The G20 has ignored its own High Level Independent Panel on Financing the Global Commons for Pandemic Preparedness and Response, which showed why up to US$15 billion a year is needed in pandemic preparedness measures.   

As well, the G20 failed to support specific and urgent action to redistribute vaccine doses around the world. Without such action now, eighty countries are on track to miss the WHO’s target of vaccinating 40% of the population by the end of December this year.

The Independent Panel for Pandemic Preparedness and Response  was clear that pandemics are much more than health issues, and that there is a need for top level government leadership at the global level. This would avoid repetitions of the “lost months” of early 2020 which saw a local outbreak of COVID-19 become a raging global pandemic with devastating health, social and economic impacts. 

We called for a Global Health Threats Council endorsed by a United Nations General Assembly resolution to lead the way forward. We remain optimistic that the General Assembly will use our Panel’s recommendations as a platform for reform, as the UN Secretary-General has urged. We consider action at the level of the UN preferable to the G20 attempting to co-ordinate pandemic preparedness and response, because the UN is both legitimate and inclusive in its composition. 
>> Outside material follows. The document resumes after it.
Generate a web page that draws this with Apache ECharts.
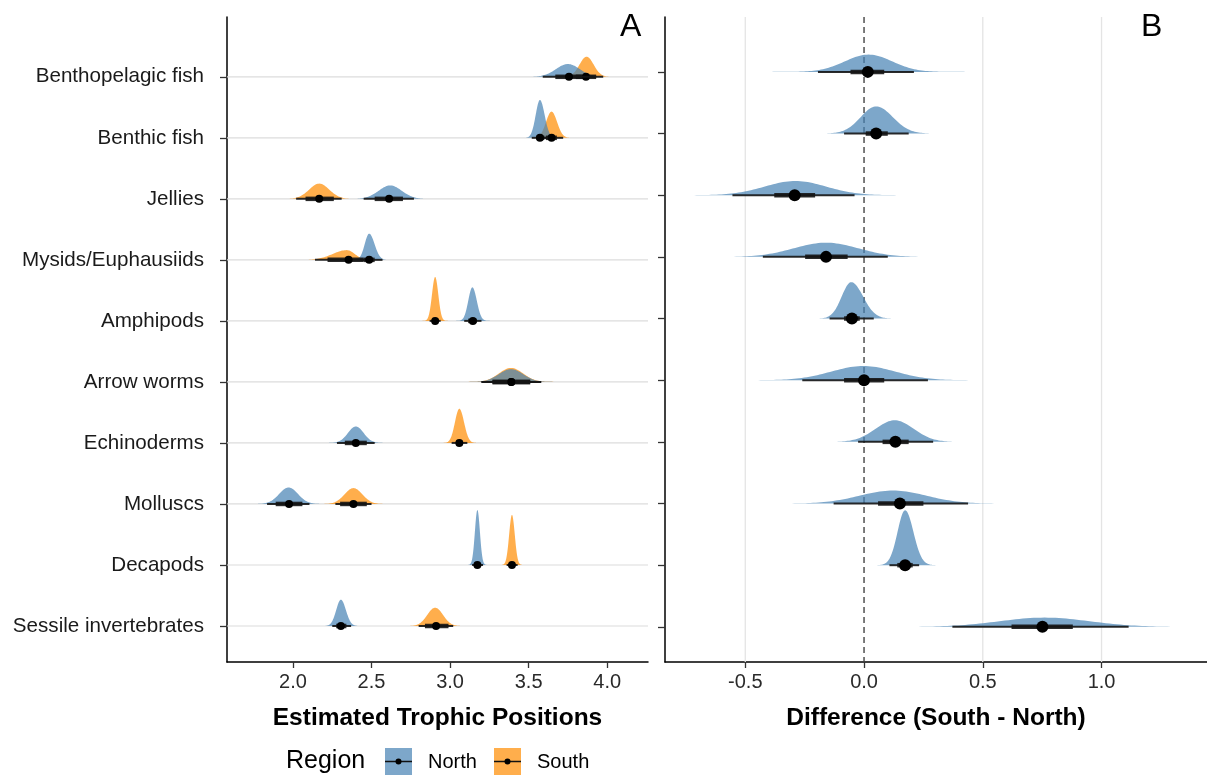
<!DOCTYPE html>
<html><head><meta charset="utf-8">
<script src="https://cdn.jsdelivr.net/npm/echarts@6/dist/echarts.min.js"></script>
<style>html,body{margin:0;padding:0;background:#fff}#c{width:1207px;height:776px}</style>
</head><body><div id="c"></div>
<script>
// ---------- data (top to bottom as displayed) ----------
const categories = ['Benthopelagic fish','Benthic fish','Jellies','Mysids/Euphausiids','Amphipods','Arrow worms','Echinoderms','Molluscs','Decapods','Sessile invertebrates'];
const regions = ['North','South'];
const xTicksA = [2.0, 2.5, 3.0, 3.5, 4.0];
const xTicksB = [-0.5, 0.0, 0.5, 1.0];

// Panel A – North posterior (estimated trophic position)
const northMode   = [3.75, 3.572, 2.619, 2.485, 3.142, 3.388, 2.40, 1.972, 3.174, 2.305];
const northSdL    = [0.075, 0.027, 0.073, 0.028, 0.026, 0.077, 0.05, 0.06, 0.016, 0.03];
const northSdR    = [0.075, 0.030, 0.073, 0.034, 0.028, 0.077, 0.05, 0.06, 0.016, 0.032];
const northHeight = [0.21, 0.62, 0.22, 0.43, 0.55, 0.21, 0.27, 0.27, 0.90, 0.43];
const northLo95   = [3.59, 3.52, 2.45, 2.43, 3.09, 3.20, 2.28, 1.835, 3.14, 2.25];
const northLo66   = [3.67, 3.55, 2.52, 2.45, 3.115, 3.27, 2.33, 1.89, 3.16, 2.275];
const northMedian = [3.757, 3.572, 2.612, 2.485, 3.145, 3.39, 2.40, 1.975, 3.174, 2.305];
const northHi66   = [3.84, 3.60, 2.70, 2.52, 3.17, 3.51, 2.47, 2.06, 3.19, 2.34];
const northHi95   = [3.93, 3.625, 2.77, 2.57, 3.20, 3.58, 2.52, 2.105, 3.21, 2.37];

// Panel A – South posterior
const southMode   = [3.869, 3.646, 2.167, 2.343, 2.905, 3.388, 3.059, 2.385, 3.394, 2.905];
const southSdL    = [0.045, 0.035, 0.064, 0.09, 0.02, 0.077, 0.028, 0.057, 0.018, 0.05];
const southSdR    = [0.045, 0.035, 0.064, 0.05, 0.02, 0.077, 0.030, 0.057, 0.018, 0.05];
const southHeight = [0.33, 0.43, 0.25, 0.16, 0.72, 0.23, 0.56, 0.26, 0.82, 0.30];
const southLo95   = [3.74, 3.58, 2.02, 2.14, 2.87, 3.20, 3.01, 2.27, 3.36, 2.80];
const southLo66   = [3.80, 3.61, 2.08, 2.22, 2.89, 3.27, 3.04, 2.30, 3.38, 2.84];
const southMedian = [3.865, 3.646, 2.167, 2.354, 2.905, 3.39, 3.059, 2.385, 3.394, 2.911];
const southHi66   = [3.93, 3.68, 2.26, 2.45, 2.925, 3.51, 3.08, 2.47, 3.41, 2.99];
const southHi95   = [3.975, 3.72, 2.31, 2.50, 2.94, 3.58, 3.11, 2.50, 3.43, 3.02];

// Panel B – difference (South - North)
const diffMode   = [0.019, 0.051, -0.289, -0.16, -0.054, -0.003, 0.129, 0.122, 0.173, 0.76];
const diffSdL    = [0.10, 0.065, 0.13, 0.135, 0.04, 0.135, 0.08, 0.14, 0.032, 0.19];
const diffSdR    = [0.10, 0.070, 0.13, 0.135, 0.05, 0.135, 0.08, 0.14, 0.035, 0.19];
const diffHeight = [0.28, 0.44, 0.23, 0.23, 0.59, 0.23, 0.35, 0.21, 0.89, 0.15];
const diffLo95   = [-0.194, -0.084, -0.554, -0.426, -0.145, -0.26, -0.025, -0.128, 0.107, 0.372];
const diffLo66   = [-0.057, 0.007, -0.378, -0.248, -0.084, -0.084, 0.078, 0.059, 0.14, 0.621];
const diffMedian = [0.016, 0.051, -0.292, -0.16, -0.051, 0.0, 0.132, 0.151, 0.173, 0.751];
const diffHi66   = [0.085, 0.10, -0.206, -0.069, -0.018, 0.085, 0.188, 0.25, 0.205, 0.879];
const diffHi95   = [0.21, 0.188, -0.04, 0.10, 0.041, 0.269, 0.291, 0.438, 0.232, 1.114];

// ---------- helpers ----------
const n = categories.length;
const rowOf = i => n - 1 - i;
const rows = categories.map((c, i) => rowOf(i));
const FONT = "'Liberation Sans', Arial, Helvetica, sans-serif";
const BLUE = 'rgba(70,130,180,0.7)';
const ORANGE = 'rgba(255,140,0,0.7)';
const BLUE_KEY = '#7DA7CA';
const ORANGE_KEY = '#FFAE4C';

const densItems = (mode, sl, sr, h) => categories.map((c, i) => [mode[i], rowOf(i), sl[i], sr[i], h[i]]);
const intItems = (lo95, lo66, med, hi66, hi95) => categories.map((c, i) => [med[i], rowOf(i), lo95[i], lo66[i], hi66[i], hi95[i]]);

function renderDensity(color) {
  return function (params, api) {
    const m = api.value(0), row = api.value(1), sl = api.value(2), sr = api.value(3), h = api.value(4);
    const pts = [api.coord([m - 4.4 * sl, row])];
    for (let k = -4.4; k <= 4.4001; k += 0.08) {
      const s = k < 0 ? sl : sr;
      pts.push(api.coord([m + k * s, row + h * Math.exp(-k * k / 2)]));
    }
    pts.push(api.coord([m + 4.4 * sr, row]));
    const cs = params.coordSys;
    return { type: 'polygon', shape: { points: pts }, style: { fill: color },
      clipPath: { type: 'rect', shape: { x: cs.x, y: cs.y, width: cs.width, height: cs.height } } };
  };
}
function renderInterval(thin, thick, r) {
  return function (params, api) {
    const row = api.value(1);
    const p = api.coord([api.value(0), row]);
    const a = api.coord([api.value(2), row]), c = api.coord([api.value(3), row]);
    const d = api.coord([api.value(4), row]), b = api.coord([api.value(5), row]);
    return { type: 'group', children: [
      { type: 'line', shape: { x1: a[0], y1: a[1], x2: b[0], y2: b[1] }, style: { stroke: 'rgba(20,20,20,0.9)', lineWidth: thin } },
      { type: 'line', shape: { x1: c[0], y1: c[1], x2: d[0], y2: d[1] }, style: { stroke: 'rgba(20,20,20,0.9)', lineWidth: thick } },
      { type: 'circle', shape: { cx: p[0], cy: p[1], r: r }, style: { fill: '#000' } }
    ] };
  };
}

const axisLineStyle = { color: '#000', width: 1.5 };

const option = {
  animation: false,
  backgroundColor: '#fff',
  textStyle: { fontFamily: FONT },
  grid: [
    { left: 227, right: 559, top: 17, bottom: 114 },
    { left: 665, right: 0, top: 17, bottom: 114 }
  ],
  xAxis: [
    { gridIndex: 0, type: 'value', min: 1.58, max: 4.26,
      axisLine: { show: true, onZero: false, lineStyle: axisLineStyle },
      axisTick: { show: true, customValues: xTicksA, length: 6, lineStyle: { color: '#333', width: 1.3 } },
      axisLabel: { customValues: xTicksA, formatter: v => Number(v).toFixed(1), fontSize: 20, color: '#2a2a2a', margin: 10, fontFamily: FONT },
      splitLine: { show: false },
      name: 'Estimated Trophic Positions', nameLocation: 'middle', nameGap: 44,
      nameTextStyle: { fontSize: 24.5, fontWeight: 'bold', color: '#000', fontFamily: FONT } },
    { gridIndex: 1, type: 'value', min: -0.838, max: 1.444,
      axisLine: { show: true, onZero: false, lineStyle: axisLineStyle },
      axisTick: { show: true, customValues: xTicksB, length: 6, lineStyle: { color: '#333', width: 1.3 } },
      axisLabel: { customValues: xTicksB, formatter: v => Number(v).toFixed(1), fontSize: 20, color: '#2a2a2a', margin: 10, fontFamily: FONT },
      splitLine: { show: false },
      name: 'Difference (South - North)', nameLocation: 'middle', nameGap: 44,
      nameTextStyle: { fontSize: 24.5, fontWeight: 'bold', color: '#000', fontFamily: FONT } }
  ],
  yAxis: [
    { gridIndex: 0, type: 'value', min: -0.59, max: 9.98,
      axisLine: { show: true, onZero: false, lineStyle: axisLineStyle },
      axisTick: { show: true, customValues: rows, length: 7, lineStyle: { color: '#333', width: 1.3 } },
      axisLabel: { customValues: rows, formatter: v => categories[n - 1 - Math.round(v)], fontSize: 20.6, color: '#1a1a1a', margin: 23, fontFamily: FONT },
      splitLine: { show: false } },
    { gridIndex: 1, type: 'value', min: -0.57, max: 9.89,
      axisLine: { show: true, onZero: false, lineStyle: axisLineStyle },
      axisTick: { show: true, customValues: rows, length: 7, lineStyle: { color: '#333', width: 1.3 } },
      axisLabel: { show: false },
      splitLine: { show: false } }
  ],
  series: [
    // panel A horizontal guide lines
    { type: 'custom', xAxisIndex: 0, yAxisIndex: 0, z: 1, silent: true,
      data: rows.map(r => [2.0, r]),
      renderItem: (params, api) => {
        const cs = params.coordSys; const y = api.coord([2.0, api.value(1)])[1];
        return { type: 'line', shape: { x1: cs.x, y1: y, x2: cs.x + cs.width, y2: y }, style: { stroke: '#dcdcdc', lineWidth: 1.2 } };
      } },
    // panel B vertical grid lines + zero line
    { type: 'custom', xAxisIndex: 1, yAxisIndex: 1, z: 1, silent: true,
      data: xTicksB.map(v => [v, 0]),
      renderItem: (params, api) => {
        const cs = params.coordSys; const v = api.value(0); const x = api.coord([v, 0])[0];
        const zero = Math.abs(v) < 1e-9;
        return { type: 'line', shape: { x1: x, y1: cs.y, x2: x, y2: cs.y + cs.height },
          style: zero ? { stroke: '#444', lineWidth: 1.4, lineDash: [6, 4] } : { stroke: '#e4e4e4', lineWidth: 1.3 } };
      } },
    // panel A densities
    { type: 'custom', name: 'South', xAxisIndex: 0, yAxisIndex: 0, z: 2, encode: { x: 0, y: 1 },
      data: densItems(southMode, southSdL, southSdR, southHeight), renderItem: renderDensity(ORANGE) },
    { type: 'custom', name: 'North', xAxisIndex: 0, yAxisIndex: 0, z: 2, encode: { x: 0, y: 1 },
      data: densItems(northMode, northSdL, northSdR, northHeight), renderItem: renderDensity(BLUE) },
    // panel A intervals
    { type: 'custom', xAxisIndex: 0, yAxisIndex: 0, z: 3, encode: { x: 0, y: 1 },
      data: intItems(southLo95, southLo66, southMedian, southHi66, southHi95), renderItem: renderInterval(2, 4.5, 4) },
    { type: 'custom', xAxisIndex: 0, yAxisIndex: 0, z: 3, encode: { x: 0, y: 1 },
      data: intItems(northLo95, northLo66, northMedian, northHi66, northHi95), renderItem: renderInterval(2, 4.5, 4) },
    // panel B
    { type: 'custom', xAxisIndex: 1, yAxisIndex: 1, z: 2, encode: { x: 0, y: 1 },
      data: densItems(diffMode, diffSdL, diffSdR, diffHeight), renderItem: renderDensity(BLUE) },
    { type: 'custom', xAxisIndex: 1, yAxisIndex: 1, z: 3, encode: { x: 0, y: 1 },
      data: intItems(diffLo95, diffLo66, diffMedian, diffHi66, diffHi95), renderItem: renderInterval(2, 4.5, 6) }
  ],
  graphic: [
    { type: 'text', left: 620, top: 11, style: { text: 'A', fontSize: 32, fill: '#000', fontFamily: FONT } },
    { type: 'text', left: 1141, top: 11, style: { text: 'B', fontSize: 32, fill: '#000', fontFamily: FONT } },
    { type: 'text', left: 286, top: 749, style: { text: 'Region', fontSize: 25, fill: '#000', fontFamily: FONT } },
    { type: 'rect', shape: { x: 385, y: 748, width: 27, height: 27 }, style: { fill: BLUE_KEY } },
    { type: 'line', shape: { x1: 385, y1: 761.5, x2: 412, y2: 761.5 }, style: { stroke: '#111', lineWidth: 1.5 } },
    { type: 'circle', shape: { cx: 398.5, cy: 761.5, r: 3 }, style: { fill: '#000' } },
    { type: 'text', left: 428, top: 752, style: { text: regions[0], fontSize: 20, fill: '#000', fontFamily: FONT } },
    { type: 'rect', shape: { x: 494, y: 748, width: 27, height: 27 }, style: { fill: ORANGE_KEY } },
    { type: 'line', shape: { x1: 494, y1: 761.5, x2: 521, y2: 761.5 }, style: { stroke: '#111', lineWidth: 1.5 } },
    { type: 'circle', shape: { cx: 507.5, cy: 761.5, r: 3 }, style: { fill: '#000' } },
    { type: 'text', left: 537, top: 752, style: { text: regions[1], fontSize: 20, fill: '#000', fontFamily: FONT } }
  ]
};

const chart = echarts.init(document.getElementById('c'), null, { renderer: 'canvas' });
chart.setOption(option);
</script>
</body></html>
We reiterate our call for global leadership of a nature and urgency appropriate to the scale of a crisis that has already killed a documented five million people.  The next pandemic could be more deadly than the current one. History will rightly be a harsh judge of those leaders who have failed to take the steps necessary to support a revamped global governance architecture and funding mechanism capable of helping the world rise to higher standards of pandemic preparedness and response.